Scan the entries for the string "this" and give the number of lines that have it, nothing further.

========================================

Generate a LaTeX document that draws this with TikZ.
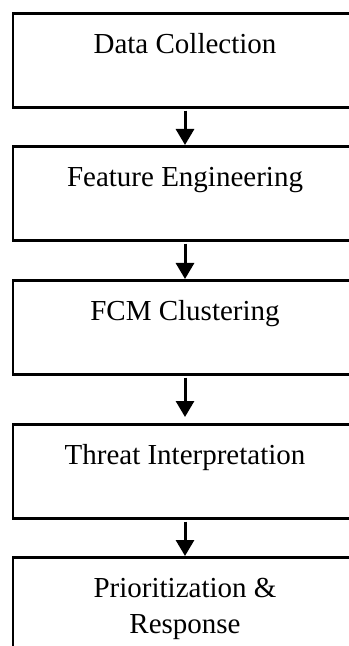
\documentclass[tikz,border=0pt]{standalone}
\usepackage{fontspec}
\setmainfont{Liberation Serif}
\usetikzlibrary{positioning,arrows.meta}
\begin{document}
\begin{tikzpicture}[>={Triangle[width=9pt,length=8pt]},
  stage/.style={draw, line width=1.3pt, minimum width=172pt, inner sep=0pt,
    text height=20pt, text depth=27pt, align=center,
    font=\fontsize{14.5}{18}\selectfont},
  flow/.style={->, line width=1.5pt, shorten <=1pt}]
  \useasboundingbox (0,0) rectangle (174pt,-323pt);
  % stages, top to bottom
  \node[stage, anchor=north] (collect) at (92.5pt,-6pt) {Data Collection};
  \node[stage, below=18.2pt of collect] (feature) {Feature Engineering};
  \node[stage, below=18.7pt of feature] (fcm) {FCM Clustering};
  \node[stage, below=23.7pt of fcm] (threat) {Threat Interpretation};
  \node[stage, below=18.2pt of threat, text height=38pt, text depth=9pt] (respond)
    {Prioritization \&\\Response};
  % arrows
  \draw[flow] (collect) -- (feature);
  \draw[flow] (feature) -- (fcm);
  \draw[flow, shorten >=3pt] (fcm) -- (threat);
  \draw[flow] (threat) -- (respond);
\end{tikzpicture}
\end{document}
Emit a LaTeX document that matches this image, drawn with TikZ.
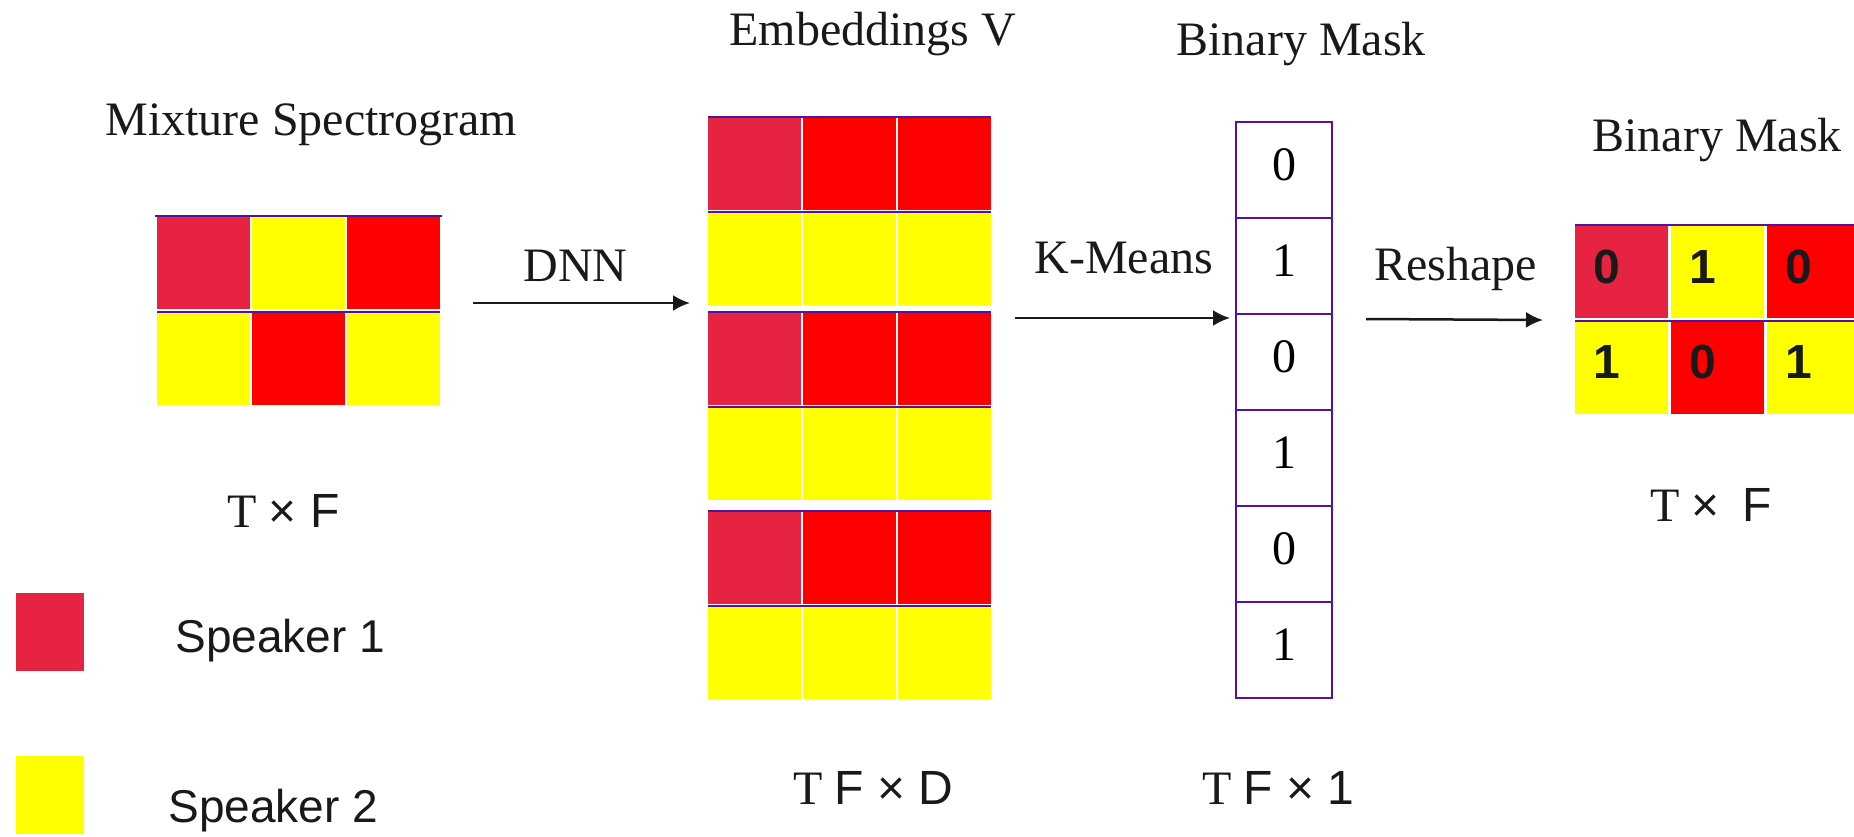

========================================

Written answer:
2